In one of No Bears’ most cutting scenes, the filmmaker is remonstrated for covering up and masking the bitterness of reality by wrapping it up in a neat, cosy, happy ending for his real-life subjects. In this film, the disguising of reality and its manipulation comes under attack several times. Panahi seems to be engaged existentially in testing his limits as a storyteller, what artistic licence he is entitled to in the pursuit of fidgeting with the enforced repression. Do I have any right to devise an alternative for the lives I am claiming to be documenting? Does this result in a betrayal of my subjects, taking the warp of truth from their lives but disfiguring it to fanciful extremes? These questions emerge stringently over the course of the film.
The film cuts between two tracks – one is the film being shot in Turkey in which Panahi is the director. It is a narrative about a couple, Zara (Mina Kavani) and Bakthiar (Bakthiyar Panjeei) seeking to relocate to Europe but caught in a predicament. The husband has procured a passport for his wife but not one for himself. He insists she leave for Europe anyway, assuring her he will follow as soon as he is able to get his. Naturally, Zara refuses to go without him. The second track intimately follows the filmmaker himself, as it is a characteristic vein of his work, working from the village of Jaban, near the Turkey-Iran border, striving to be as close to his crew as possible since the Iranian government has banned him from crossing the border.
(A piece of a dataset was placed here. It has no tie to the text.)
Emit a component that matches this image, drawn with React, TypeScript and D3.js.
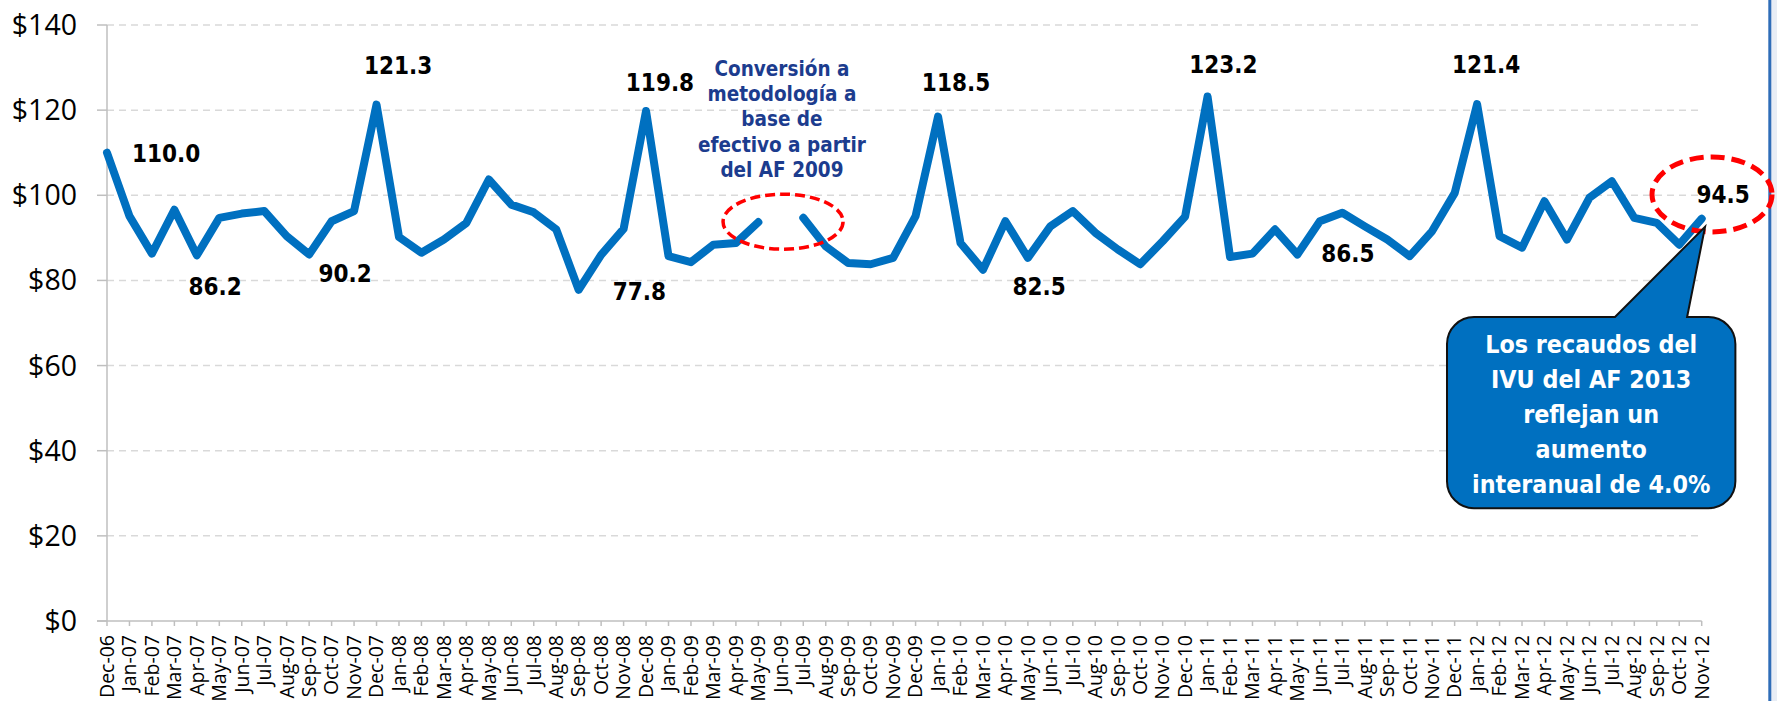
import React, { useEffect } from "react";
import * as d3 from "d3";

const months = [
  "Dec-06","Jan-07","Feb-07","Mar-07","Apr-07","May-07","Jun-07","Jul-07","Aug-07","Sep-07","Oct-07","Nov-07",
  "Dec-07","Jan-08","Feb-08","Mar-08","Apr-08","May-08","Jun-08","Jul-08","Aug-08","Sep-08","Oct-08","Nov-08",
  "Dec-08","Jan-09","Feb-09","Mar-09","Apr-09","May-09","Jun-09","Jul-09","Aug-09","Sep-09","Oct-09","Nov-09",
  "Dec-09","Jan-10","Feb-10","Mar-10","Apr-10","May-10","Jun-10","Jul-10","Aug-10","Sep-10","Oct-10","Nov-10",
  "Dec-10","Jan-11","Feb-11","Mar-11","Apr-11","May-11","Jun-11","Jul-11","Aug-11","Sep-11","Oct-11","Nov-11",
  "Dec-11","Jan-12","Feb-12","Mar-12","Apr-12","May-12","Jun-12","Jul-12","Aug-12","Sep-12","Oct-12","Nov-12",
];

const values: (number | null)[] = [
  110.0, 95.1, 86.3, 96.6, 85.9, 94.7, 95.7, 96.3, 90.4, 86.1, 93.9, 96.3,
  121.3, 90.2, 86.5, 89.6, 93.5, 103.7, 97.8, 96.0, 92.0, 77.8, 86.0, 92.1,
  119.8, 85.7, 84.3, 88.4, 88.8, 93.7, null, 94.7, 88.0, 84.1, 83.8, 85.3,
  95.1, 118.5, 88.8, 82.5, 93.9, 85.3, 92.7, 96.3, 91.2, 87.3, 83.8, 89.2,
  95.0, 123.2, 85.5, 86.3, 92.0, 86.1, 93.9, 95.9, 92.7, 89.6, 85.7, 91.6,
  100.5, 121.4, 90.4, 87.7, 98.6, 89.6, 99.4, 103.3, 94.7, 93.5, 88.4, 94.5,
];

const yTicks = [0, 20, 40, 60, 80, 100, 120, 140];

// data labels: text, fractional category position, value-space baseline
const labelTexts = ["110.0", "86.2", "90.2", "121.3", "119.8", "77.8", "118.5", "82.5", "123.2", "121.4", "86.5", "94.5"];
const labelPos = [2.63, 4.81, 10.6, 12.96, 24.62, 23.7, 37.8, 41.5, 49.7, 61.4, 55.25, 71.95];
const labelAt = [107.8, 76.6, 79.6, 128.5, 124.5, 75.4, 124.5, 76.6, 128.7, 128.7, 84.3, 98.2];

const noteLines = ["Conversión a", "metodología a", "base de", "efectivo a partir", "del AF 2009"];
const calloutLines = ["Los recaudos del", "IVU del AF 2013", "reflejan un", "aumento", "interanual de 4.0%"];

const W = 1777;
const H = 701;

const boldFont = "'DejaVu Sans Condensed', 'DejaVu Sans', sans-serif";
const axisFont = "'Open Sans', 'Noto Sans', sans-serif";

export default function App() {
  useEffect(() => {
    document.body.style.margin = "0";
  }, []);

  const x = d3.scalePoint<string>().domain(months).range([107, 1701.7]);
  const y = d3.scaleLinear().domain([0, 140]).range([621, 25]);
  const step = x.step();
  const xAt = (f: number) => (x(months[0]) as number) + f * step;

  const line = d3
    .line<number | null>()
    .defined((d) => d != null)
    .x((_, i) => x(months[i]) as number)
    .y((d) => y(d as number));

  const left = x(months[0]) as number;
  const right = x(months[months.length - 1]) as number;

  // callout geometry in data space
  const cx0 = xAt(59.66), cx1 = xAt(72.5);
  const cy0 = y(71.4), cy1 = y(26.5);
  const r = 27;
  const wL = xAt(67.14), wR = xAt(70.35);
  const tipX = xAt(71.15), tipY = y(92.6);
  const calloutPath = [
    `M${cx0 + r},${cy0}`,
    `L${wL},${cy0}`,
    `L${tipX},${tipY}`,
    `L${wR},${cy0}`,
    `L${cx1 - r},${cy0}`,
    `A${r},${r} 0 0 1 ${cx1},${cy0 + r}`,
    `L${cx1},${cy1 - r}`,
    `A${r},${r} 0 0 1 ${cx1 - r},${cy1}`,
    `L${cx0 + r},${cy1}`,
    `A${r},${r} 0 0 1 ${cx0},${cy1 - r}`,
    `L${cx0},${cy0 + r}`,
    `A${r},${r} 0 0 1 ${cx0 + r},${cy0}`,
    "Z",
  ].join(" ");
  const calloutCx = (cx0 + cx1) / 2;

  // ellipses
  const e1x = xAt(30.1), e1y = y(93.8);
  const e2x = xAt(71.46), e2y = y(100.2);

  return (
    <div style={{ position: "absolute", left: 0, top: 0 }}>
      <svg width={W} height={H} style={{ display: "block", background: "#fff" }}>
        {/* right frame */}
        <rect x={1771} y={0} width={W - 1771} height={H} fill="#E8EDF5" />
        <line x1={1769.8} x2={1769.8} y1={0} y2={H} stroke="#2F6DB8" strokeWidth={3} />

        {/* gridlines */}
        {yTicks.filter((t) => t > 0).map((t) => (
          <line key={"g" + t} x1={left} x2={right} y1={y(t)} y2={y(t)} stroke="#D9D9D9" strokeWidth={1.5} strokeDasharray="7 5" />
        ))}

        {/* y axis */}
        <line x1={left} x2={left} y1={y(140)} y2={y(0)} stroke="#BFBFBF" strokeWidth={1.5} />
        {yTicks.map((t) => (
          <g key={"yt" + t}>
            <line x1={left - 10} x2={left} y1={y(t)} y2={y(t)} stroke="#BFBFBF" strokeWidth={1.5} />
            <text x={77} y={y(t)} dy="0.35em" textAnchor="end" fontFamily={axisFont} fontSize={28.5} fill="#000">
              {"$" + t}
            </text>
          </g>
        ))}

        {/* x axis */}
        <line x1={left - 10} x2={right} y1={y(0)} y2={y(0)} stroke="#BFBFBF" strokeWidth={1.5} />
        {months.map((m) => (
          <g key={"xt" + m}>
            <line x1={x(m) as number} x2={x(m) as number} y1={y(0)} y2={y(0) + 5} stroke="#BFBFBF" strokeWidth={1.5} />
            <text
              transform={`translate(${x(m)},${y(0) + 14}) rotate(-90)`}
              dy="0.35em"
              textAnchor="end"
              fontFamily={axisFont}
              fontSize={19.5}
              fill="#000"
            >
              {m}
            </text>
          </g>
        ))}

        {/* series */}
        <path d={line(values) || ""} fill="none" stroke="#0070C0" strokeWidth={8} strokeLinejoin="round" strokeLinecap="round" />

        {/* data labels */}
        {labelTexts.map((t, i) => (
          <text
            key={"l" + i}
            x={xAt(labelPos[i])}
            y={y(labelAt[i])}
            textAnchor="middle"
            fontFamily={boldFont}
            fontStretch="condensed"
            fontWeight="bold"
            fontSize={24}
            fill="#000"
          >
            {t}
          </text>
        ))}

        {/* methodology note */}
        {noteLines.map((t, i) => (
          <text
            key={"n" + i}
            x={xAt(30.05)}
            y={y(128) + i * 25.2}
            textAnchor="middle"
            fontFamily={boldFont}
            fontStretch="condensed"
            fontWeight="bold"
            fontSize={20.5}
            fill="#1C3C8E"
          >
            {t}
          </text>
        ))}

        {/* ellipses */}
        <ellipse cx={e1x} cy={e1y} rx={60} ry={27.5} fill="none" stroke="#FF0000" strokeWidth={3.5} strokeDasharray="10 5" />
        <ellipse cx={e2x} cy={e2y} rx={60} ry={37.5} fill="none" stroke="#FF0000" strokeWidth={5} strokeDasharray="14 7" />

        {/* callout */}
        <path d={calloutPath} fill="#0070C0" stroke="#111" strokeWidth={2} strokeLinejoin="miter" />
        {calloutLines.map((t, i) => (
          <text
            key={"c" + i}
            x={calloutCx}
            y={cy0 + 36 + i * 35.1}
            textAnchor="middle"
            fontFamily={boldFont}
            fontStretch="condensed"
            fontWeight="bold"
            fontSize={24.8}
            fill="#fff"
          >
            {t}
          </text>
        ))}
      </svg>
    </div>
  );
}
So much of Panahi’s cinema is driven by hope, scooping out moments of shimmering life amidst the utter despair of working under tight constraints. Who can forget Offside’s ending, easily one of the greatest and joyous in cinema history, where the Tehran police officers along with the female football fans they have apprehended join in celebrations in the streets as Iran qualified for the 2006 World Cup? No Bears, contrastingly, has a tone that darkens and sombres halfway in. While the track that follows Panahi in the village begins in genial, amiable little episodes of banter with Ghanbar (Vahid Mobasseri), his landlord, and the old woman who cooks for him, it slowly accrues building a portrait of a community that operates within its strict understanding of tradition and superstition, instantly curtailing any stray elements. The village elders, led by the sheriff, are quick to reproach the filmmaker and begin to almost hound him when they suspect he might be in possession of a photograph that has captured the new bride of the village, Gozal (Darya Alei) with her old flame, Soldooz (Amir Davari). This causes quite a furore in the village, setting off rounds of interrogations charged at Panahi. He tries to dismiss the speculations initially but realises the web of surveillance even here is tighter than what he imagined. He also makes a night time excursion to the border, the eventuality of which gains horrific dividends towards the end.
The gruelling conjectures which grow in their intensity and hostility toward Panahi allow the filmmaker to examine the very power of the image itself, furthermore images that are apprehended. The artist is labelled as a suspicious figure, placed under the scanner of public doubt. When Panahi is reluctant to participate in a ceremony testifying he doesn’t have the photograph, Ghanbar reassures him that it is just another local tradition with no real value vested in it. At one point, someone says, “our fears empower others”. This fear and use of intimidation, being bullied into coercion in the name of tradition/superstition forms the crux of Panahi’s scrutiny. The director continually desists from codified gestures in examining any of these, making ample room for ambiguities. When Panahi is surveying the surroundings near the border territory on his surreptitious visit, he asks his assistant director, Reza, who is accompanying him, as to where the border line is. When Reza tells him he is standing exactly on it, Panahi immediately retreats, cautiously flinching back. As the film winds up in alarming circumstances, Panahi chooses to stay, instead of fleeing as exhorted. The reasons underpinning all his decisions to all these are sprinkled throughout the wealth of Panahi’s career that have defined and redefined the meaning and price of freedom and agency.
Verdict: No Bears is packed with subtle and extraordinary self-awareness, with Jafar Panahi showing rarely any smugness of being in a politically, ethically impeccable position. His filmmaking gaze has always been inward and this film is an astonishing and chilling foray into terrains that question his own culpability and artistic integrity.